For all the world it was an idyllic scene. The mother, in a rocking chair, slowly rocking her 9 month old baby. Cooing to him and singing him lullabies, surrounded by the trappings of the post-Christmas season; Christmas PJ’s, ‘cuddlies’ and toys.
And I sat on the floor, invited there by Parents (as I have been invited to share their story) and marvelled at the scene of the unspeakable love and bond between mother and child.
But, I’m afraid, this was no ordinary room. It was a room in a hospice, and this little baby was severely ill. I had seen him in another place a number of times and, at the parent’s request, had come to see him here as well. I’d been asked to pray for him because now he was close to the end of his life.
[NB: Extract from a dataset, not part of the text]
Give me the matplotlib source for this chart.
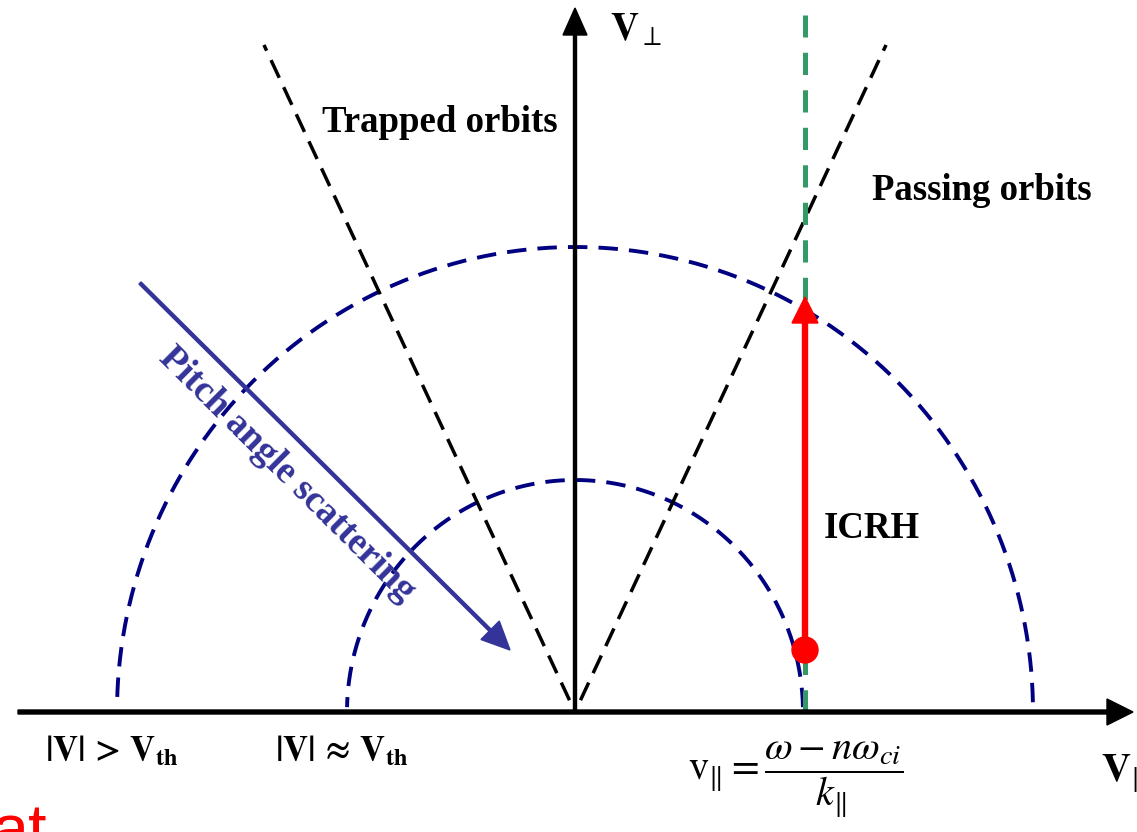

As I sat there, it was almost as if I was looking down on this scene from above, and it dawned on me that it was a huge privilege to be invited into this room by the family. To share, in some small measure, something of the journey of this family is an honour that I won’t take for granted. But then I guess that is “chaplaincy” – the invitation into people’s lives in times of crisis.
Then Mom said: “Do you want a cuddle with him?” So it was my turn to sit in the rocking chair, and in amidst all the wires and tubes, to have him stare into my eyes and me look back – wishing things could be different.
We prayed for this little one, and cried, and hugged. And afterwards, in the comfort of my own home that evening, they phoned to say that the baby had passed away.
I don’t know why these things happen. I have no fancy words or explanations. All I know is that being in that place, alongside this family, was where I belonged for a time. Mom and Dad have asked me to take his funeral; and together with them I will do my best to lay him to rest and to honour his contribution to the world. He was loved and, I believe, gave love in return. And now, the rocking chair has stopped rocking; but the picture of love that I saw in that place between mum and baby will stay with me forever.